Потому-то Бро и верит в то, что его последователи имеют право использовать тоталитарное насилие, оставаясь не запачканными. Но так ли это? В «Пути Бро» есть рассуждение о тоталитарных режимах как о результате нового объединения «мясных машин» на основе идеи всеобщего братства:
Эта новая идея заставила мясных машин вдруг ощутить новое родство: родство веры в коллективное счастье. Она сплачивала их. <…> Заставляла забывать про семьи и кровных родственников. Требовала жертвовать собой. <…> Они объявили войну этим ценностям [комфорту, семье, деньгам, личному счастью] и учились жить только идеей всеобщего равенства и братства. Лишенные гармонии в себе, они яростно искали ее в толпе. Толпа клубилась коллективной жизнью. Каждая мясная машина стремилась как можно скорее раствориться в толпе. И обрести коллективное счастье. Они испытывали это новое счастье. Ради него мясные машины были готовы убивать тех, кто не разделял их идею коллективного счастья (с. 201).

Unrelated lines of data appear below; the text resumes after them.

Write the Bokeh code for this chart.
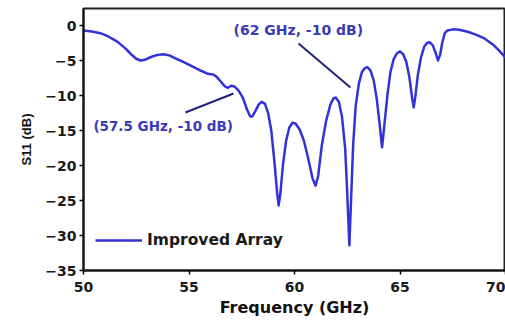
from bokeh.plotting import figure
from bokeh.models import Range1d, Legend, LegendItem, Label, ColumnDataSource
from bokeh.embed import file_html
from bokeh.resources import INLINE

# ---- data ----
freq_ghz = [50.0, 50.4, 50.8, 51.2, 51.6, 52.0, 52.25, 52.5, 52.7, 52.9,
            53.2, 53.5, 53.8, 54.1, 54.4, 54.8, 55.2, 55.6, 55.9, 56.15,
            56.3, 56.5, 56.7, 56.85, 57.0, 57.15, 57.35, 57.55, 57.75, 57.9,
            58.0, 58.15, 58.3, 58.45, 58.6, 58.75, 58.9, 59.05, 59.18, 59.25,
            59.33, 59.45, 59.6, 59.75, 59.9, 60.05, 60.25, 60.45, 60.65, 60.85,
            61.0, 61.12, 61.3, 61.5, 61.7, 61.85, 61.95, 62.1, 62.25, 62.4,
            62.5, 62.6, 62.68, 62.78, 62.9, 63.05, 63.2, 63.35, 63.45, 63.6,
            63.75, 63.9, 64.05, 64.15, 64.25, 64.4, 64.55, 64.7, 64.85, 65.0,
            65.15, 65.3, 65.45, 65.58, 65.65, 65.72, 65.85, 66.0, 66.15, 66.3,
            66.4, 66.55, 66.7, 66.8, 66.9, 67.0, 67.12, 67.25, 67.5, 67.8,
            68.2, 68.6, 69.0, 69.4, 69.7, 70.0]
s11_db = [-0.7, -0.85, -1.1, -1.6, -2.3, -3.3, -4.1, -4.75, -5.0, -4.9,
          -4.5, -4.2, -4.1, -4.3, -4.75, -5.3, -5.9, -6.5, -6.9, -7.0,
          -7.3, -8.0, -8.7, -8.9, -8.6, -8.7, -9.3, -10.3, -12.0, -13.0,
          -13.0, -12.2, -11.3, -10.9, -11.2, -12.5, -15.0, -19.5, -24.0, -25.7,
          -24.0, -20.0, -16.5, -14.6, -13.9, -14.0, -14.9, -16.5, -19.0, -21.8,
          -22.9, -21.5, -17.0, -13.6, -11.3, -10.4, -10.3, -10.9, -13.0, -17.5,
          -24.0, -31.4, -25.0, -17.0, -11.5, -8.3, -6.6, -6.05, -5.95, -6.4,
          -7.8, -10.5, -14.5, -17.4, -14.5, -10.0, -6.6, -4.8, -4.0, -3.7,
          -4.1, -5.2, -7.5, -10.5, -11.7, -10.3, -7.0, -4.5, -3.0, -2.45,
          -2.4, -2.8, -4.0, -5.0, -4.2, -2.5, -1.1, -0.7, -0.55, -0.6,
          -0.9, -1.3, -1.85, -2.7, -3.6, -4.6]
series_name = "Improved Array"
x_ticks = [50, 55, 60, 65, 70]
y_ticks = [0, -5, -10, -15, -20, -25, -30, -35]

ann_texts = ["(57.5 GHz, -10 dB)", "(62 GHz, -10 dB)"]
ann_text_x = [50.47, 57.11]
ann_text_y = [-14.3, -0.7]
ann_line_x0 = [54.83, 60.19]
ann_line_y0 = [-12.43, -2.57]
ann_line_x1 = [57.11, 62.65]
ann_line_y1 = [-9.71, -8.86]

LINE_COLOR = "#3232d6"
TEXT_COLOR = "#3a3ab8"
FONT = "DejaVu Sans"

p = figure(width=505, height=321, output_backend="svg", toolbar_location=None,
           x_range=Range1d(50, 70), y_range=Range1d(-35, 2.43),
           min_border_left=83, min_border_right=0, min_border_top=8,
           min_border_bottom=51)
p.xgrid.visible = False
p.ygrid.visible = False
p.outline_line_color = "#222222"
p.outline_line_width = 2
p.background_fill_color = "white"
p.border_fill_color = "white"

src = ColumnDataSource(dict(f=freq_ghz, s=s11_db))
r = p.line("f", "s", source=src, line_color=LINE_COLOR, line_width=2.5,
           line_join="round")

p.segment(x0=ann_line_x0, y0=ann_line_y0, x1=ann_line_x1, y1=ann_line_y1,
          line_color="#22227a", line_width=2)
for t, tx, ty, fs in zip(ann_texts, ann_text_x, ann_text_y, ["13.5px", "14px"]):
    p.add_layout(Label(x=tx, y=ty, text=t, text_font=FONT, text_font_style="bold",
                       text_font_size=fs, text_color=TEXT_COLOR,
                       text_baseline="middle", text_align="left"))

for ax in (p.xaxis[0], p.yaxis[0]):
    ax.axis_line_width = 2
    ax.axis_line_color = "#111111"
    ax.major_tick_out = 4
    ax.major_tick_in = 0
    ax.minor_tick_out = 2
    ax.minor_tick_in = 0
    ax.major_tick_line_width = 1.5
    ax.major_label_text_font = FONT
    ax.major_label_text_font_style = "bold"
    ax.major_label_text_font_size = "14px"
    ax.major_label_text_color = "#1a1a1a"
    ax.axis_label_text_font_style = "bold"
    ax.axis_label_text_color = "#111111"

p.xaxis.ticker = x_ticks
p.yaxis.ticker = y_ticks
p.xaxis[0].ticker.num_minor_ticks = 2
p.yaxis[0].ticker.num_minor_ticks = 2
p.xaxis.axis_label = "Frequency (GHz)"
p.xaxis.axis_label_text_font = FONT
p.xaxis.axis_label_text_font_size = "16px"
p.xaxis.axis_label_standoff = 3
p.xaxis.major_label_standoff = 7
p.yaxis.axis_label = "S11 (dB)"
p.yaxis.axis_label_text_font = "Liberation Sans"
p.yaxis.axis_label_text_font_size = "13px"
p.yaxis.axis_label_standoff = 8
p.yaxis.major_label_standoff = 3

legend = Legend(items=[LegendItem(label=series_name, renderers=[r])],
                location=(12, 20), glyph_width=47, glyph_height=20,
                label_standoff=5, padding=0, margin=0, spacing=0,
                border_line_color=None, background_fill_alpha=0,
                label_text_font=FONT, label_text_font_style="bold",
                label_text_font_size="15.5px", label_text_color="#1a1a1a")
p.add_layout(legend)

open("out.html", "w").write(file_html(p, INLINE))
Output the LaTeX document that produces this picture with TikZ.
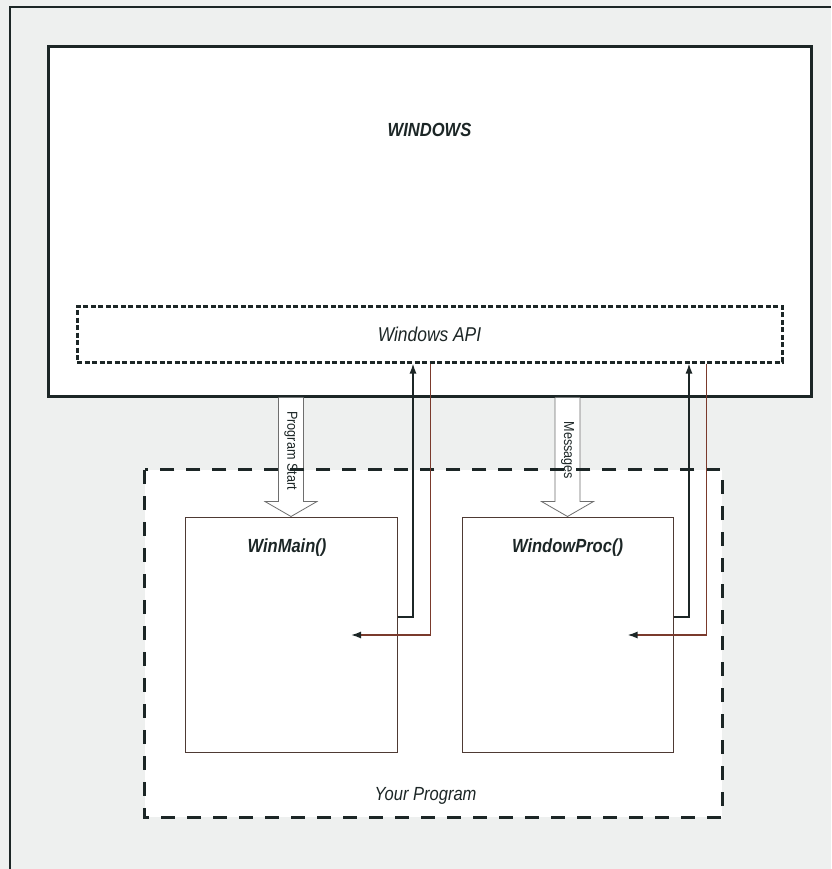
\documentclass[tikz,border=0pt]{standalone}
\usepackage{fontspec}
\setmainfont{Liberation Sans}[FakeStretch=0.87]
\usetikzlibrary{arrows.meta,calc}
\definecolor{winpaper}{HTML}{EEF0EF}
\definecolor{winink}{HTML}{1C2626}
\definecolor{wingray}{HTML}{6E6E6E}
\definecolor{winbrown}{HTML}{4E3A34}
\definecolor{winred}{HTML}{7A3A2C}

\begin{document}
\begin{tikzpicture}[x=1pt,y=-1pt,
    winbox/.style={draw=winink,line width=3pt,fill=white,minimum width=763pt,minimum height=349pt},
    apibox/.style={draw=winink,line width=3pt,dash pattern=on 5pt off 2.5pt,
      minimum width=705pt,minimum height=56pt,text=winink,font=\fontsize{20}{24}\selectfont\itshape},
    progbox/.style={fill=white,minimum width=577pt,minimum height=347pt},
    progdash/.style={draw=winink,line width=3pt,dash pattern=on 14pt off 12pt},
    procbox/.style={draw=winbrown,line width=1pt,fill=white,minimum width=212pt,minimum height=235pt},
    title/.style={text=winink,font=\fontsize{19}{23}\selectfont\bfseries\itshape},
    caption/.style={text=winink,font=\fontsize{19}{23}\selectfont\itshape},
    hollow/.style={draw=wingray,fill=white,line width=0.8pt},
    sidelabel/.style={text=winink,font=\fontsize{14.5}{16}\selectfont,rotate=-90,inner sep=0pt},
    call/.style={draw=winink,line width=1.5pt,-{Latex[length=10pt,width=7pt]}},
    reply/.style={draw=winred,line width=1.5pt,-{Latex[length=10pt,width=7pt,color=winink]}}]
  \useasboundingbox (0,0) rectangle (831,869);
  \fill[winpaper] (0,0) rectangle (831,869);
  \draw[winink,line width=2pt] (10,869) |- (831,7);
  % the system side
  \node[winbox] (windows) at (429.5,221.5) {};
  \node[title] (wintitle) at ($(windows.north)+(0,84)$) {WINDOWS};
  \node[apibox] (api) at (429.5,334) {Windows API};
  % the program side
  \node[progbox] (program) at (433.5,643.5) {};
  \node[procbox] (winmain) at (291,634.5) {};
  \node[procbox,minimum width=211pt] (wndproc) at (567.5,634.5) {};
  \foreach \nm/\txt in {winmain/Program Start,wndproc/Messages} {
    \draw[hollow] let \p1=(\nm.north), \p2=(windows.south) in
      (\x1-12.5pt,\y2) -- (\x1-12.5pt,\y1+15pt) -- (\x1-26pt,\y1+15pt) -- (\x1,\y1)
      -- (\x1+26pt,\y1+15pt) -- (\x1+12.5pt,\y1+15pt) -- (\x1+12.5pt,\y2);
    \node[sidelabel] (\nm-in) at ($(\nm.north)+(0,-66)$) {\txt};
  }
  \draw[progdash] (program.north west) rectangle (program.south east);
  \node[title] (wmtitle) at ($(winmain.north)+(-4,31)$) {WinMain()};
  \node[title] (wptitle) at ($(wndproc.north)+(0,31)$) {WindowProc()};
  \node[caption] (progtitle) at ($(program.south)+(-8,-21)$) {Your Program};
  % calls into the API and the answers back
  \foreach \nm in {winmain,wndproc} {
    \coordinate (\nm-up) at ($(\nm.east)+(15.5,-17.5)$);
    \coordinate (\nm-down) at ($(\nm.east)+(33,0.5)$);
    \coordinate (\nm-tip) at ($(\nm.center)+(60,0.5)$);
    \draw[call] (\nm.east |- \nm-up) -- (\nm-up) -- (\nm-up |- api.south);
    \draw[reply] (\nm-down |- api.south) -- (\nm-down) -- (\nm-tip);
  }
\end{tikzpicture}
\end{document}
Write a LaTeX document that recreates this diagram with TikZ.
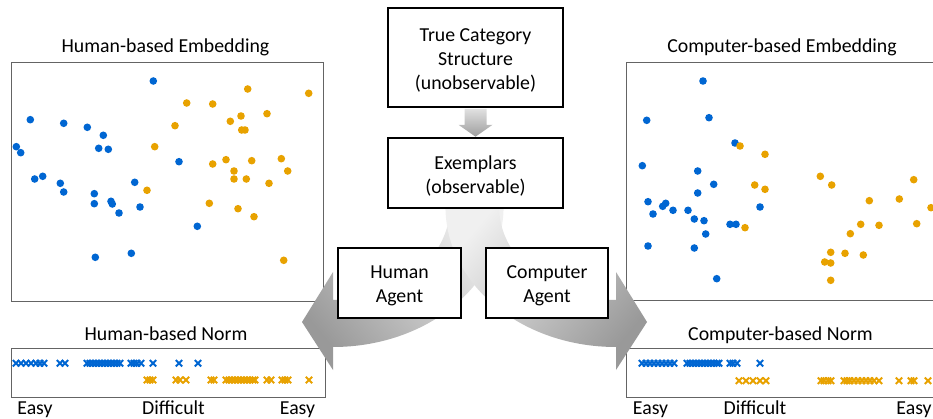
\documentclass[tikz,border=0pt]{standalone}
\usepackage{fontspec}
\setmainfont{Carlito}
\usetikzlibrary{calc}
\definecolor{catblue}{RGB}{0,102,210}
\definecolor{catorange}{RGB}{232,162,0}
\definecolor{framegray}{RGB}{100,100,100}
\tikzset{
  panel/.style={draw=framegray, line width=0.9pt, fill=white},
  stage/.style={draw=black, line width=1.6pt, fill=white, inner sep=0pt},
  stagetext/.style={align=center, font=\fontsize{19.8}{24}\selectfont,
    inner sep=0pt, yshift=-3pt},
  caption/.style={font=\fontsize{19.8}{24}\selectfont, anchor=base, inner sep=0pt},
  dotb/.style={fill=catblue},
  doto/.style={fill=catorange},
  flow/.style={draw=none},
}
\newcommand{\xmark}[3]{%
  \draw[#3, line width=1.9pt] (#1-3.2,#2-3.2) -- (#1+3.2,#2+3.2)
                               (#1-3.2,#2+3.2) -- (#1+3.2,#2-3.2);}
\begin{document}
\begin{tikzpicture}[x=1pt, y=-1pt]
\useasboundingbox (0,0) rectangle (933,419);
\clip (0,0) rectangle (933,419);

% ---------- panels ----------
\draw[panel] (11,62) rectangle (323,301);
\draw[panel] (626,62) rectangle (945,300);
\draw[panel] (11,348) rectangle (325,397);
\draw[panel] (626,348) rectangle (945,397);

\node[caption] (t1) at (165.5,52.7) {Human-based Embedding};
\node[caption] (t2) at (782,52.7) {Computer-based Embedding};
\node[caption] (t3) at (166,340.7) {Human-based Norm};
\node[caption] (t4) at (780.5,340.7) {Computer-based Norm};

\node[caption] (e1) at (35,414) {Easy};
\node[caption] (d1) at (173.5,414) {Difficult};
\node[caption] (e2) at (297.5,414) {Easy};
\node[caption] (e3) at (650.5,414) {Easy};
\node[caption] (d2) at (755,414) {Difficult};
\node[caption] (e4) at (914,414) {Easy};

% ---------- human-based embedding ----------
\foreach \x/\y in {153.3/81, 30.3/119.7, 63.7/123.3, 87.3/127.3, 103.3/135.3,
  16.3/146.7, 20.7/152.7, 98.7/148.3, 108.3/149.3, 179/161.7, 34.7/179,
  42.7/176.3, 60.3/183.3, 63.7/192, 134.7/182.3, 94.3/193.7, 94.3/203.7,
  111/201.3, 112.3/204, 119/213, 140/207, 197.3/226.3, 95.3/257.3, 131.3/253.3}
  \fill[dotb] (\x,\y) circle (3.8);
\foreach \x/\y in {247.7/89, 308.7/93.3, 186.7/103, 212.7/104, 267/113.7,
  241/116, 230.3/121.3, 175/125.7, 241.7/130, 245/130, 154.7/146.7,
  226/159.7, 251.7/160.7, 212.7/164, 281.3/158.7, 287.7/171, 234/171,
  234/179, 246.3/179, 269/183.3, 147/190.3, 209.3/203.3, 238/208.7,
  254/216.7, 283.7/260.3}
  \fill[doto] (\x,\y) circle (3.8);

% ---------- computer-based embedding ----------
\foreach \x/\y in {703/81, 646.7/120.3, 709/117.7, 735/143, 642.3/165.7,
  697.7/171, 713.7/184.3, 697.7/193, 648/201.7, 662.7/206.3, 665.7/203.3,
  653/214, 673/210.3, 688/210.3, 760/207, 694.3/219, 704/220.7, 730/224.3,
  736/224.3, 705.7/234, 648/246, 694.3/248, 716.7/278.7}
  \fill[dotb] (\x,\y) circle (3.8);
\foreach \x/\y in {740/146, 765/154.3, 754.7/185, 765/189.3, 745/227.7,
  820.3/176.3, 831.7/185, 913.7/179.7, 869.3/200.7, 899.3/199, 931/207.7,
  860.7/224.3, 879/225.3, 916.7/223.7, 850.3/233.7, 830.7/252.3, 845/253.3,
  863.3/255, 824.7/262, 830.7/263, 830.7/280.3}
  \fill[doto] (\x,\y) circle (3.8);

% ---------- norms ----------
\foreach \x in {16,21,26,31,36,40,44,60,65,87,90,93,96,99,102,105,108,111,
  114,117,120,131,134,137,141,153,179,198}
  {\xmark{\x}{363.3}{catblue}}
\foreach \x in {147,150,153,176,180,186,211,214,226,229,232,235,238,241,244,
  247,250,253,255,267,271,282,285,288,309}
  {\xmark{\x}{380}{catorange}}
\foreach \x in {642,646,650,654,658,662,666,670,674,687,690,693,696,699,702,
  705,708,711,714,717,719,730,733,737,760}
  {\xmark{\x}{363.3}{catblue}}
\foreach \x in {739,746,753,760,766,821,824,828,831,844,847,850,854,858,862,
  866,870,874,879,899,911,914,928}
  {\xmark{\x}{380.7}{catorange}}

% ---------- curved block arrows ----------
\shade[flow, top color=black!6, bottom color=black!40, shading angle=-50]
  (450,206) .. controls (450,258.8) and (397.6,300) .. (333,300)
  -- (333,272) -- (302,322) -- (333,370) -- (333,347)
  .. controls (427.2,347) and (503.6,284.8) .. (503.6,206) -- cycle;
\shade[flow, top color=black!6, bottom color=black!40, shading angle=50]
  (499,206) .. controls (499,258.8) and (551.4,300) .. (616,300)
  -- (616,272) -- (647,322) -- (616,370) -- (616,347)
  .. controls (521.8,347) and (445.4,284.8) .. (445.4,206) -- cycle;

% ---------- stages ----------
\node[stage, minimum width=175pt, minimum height=99pt] (tcs) at (475.5,57.5) {};
\node[stagetext] (tcs-t) at (tcs) {True Category\\Structure\\(unobservable)};
\node[stage, minimum width=175pt, minimum height=70pt] (ex) at (475.5,173) {};
\node[stagetext] (ex-t) at (ex) {Exemplars\\(observable)};
\node[stage, minimum width=123pt, minimum height=70pt] (ha) at (399.5,283) {};
\node[stagetext] (ha-t) at (ha) {Human\\Agent};
\node[stage, minimum width=122pt, minimum height=70pt] (ca) at (547,283) {};
\node[stagetext] (ca-t) at (ca) {Computer\\Agent};

% down arrow from the true structure to the exemplars
\shade[flow, top color=black!12, bottom color=black!38]
  ($(tcs.south)+(-11,1)$) -- ($(tcs.south)+(11,1)$) -- ($(tcs.south)+(11,17)$)
  -- ($(tcs.south)+(17,17)$) -- ($(ex.north)+(0,-0.5)$) -- ($(tcs.south)+(-17,17)$)
  -- ($(tcs.south)+(-11,17)$) -- cycle;
\end{tikzpicture}
\end{document}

Различие тоталитарной модели братства от Братства Света, как видим, состоит только в том, что, по убеждению Бро, мясные машины лишены «внутренней гармонии» (духовной, то есть антителесной, и «сердечной», то есть антирациональной) и компенсируют это отсутствие растворением в толпе, а Братья Света исполнены гармонии благодаря своей избранности и делятся ею с родными сердцами, растворяясь в «сердечном разговоре». В остальном же различий нет — начиная с отказа от семьи и прочих иных личных привязанностей (Бро отворачивается от своей первой возлюбленной, прозябающей в нищете, и от родной сестры) и заканчивая завороженностью «новым счастьем» и готовностью убивать тех, кто не разделяет идеи нового учения. То, что Умберто Эко называет «популистским элитаризмом» фашистских идеологий[968], а Бро определяет как культ толпы, представляет собой простой перенос принципа романтической (космической или биологической) избранности, на котором зиждется и миф Братьев Света, с индивидуума на массовидную категорию (класс, этнос, расу и т. п.).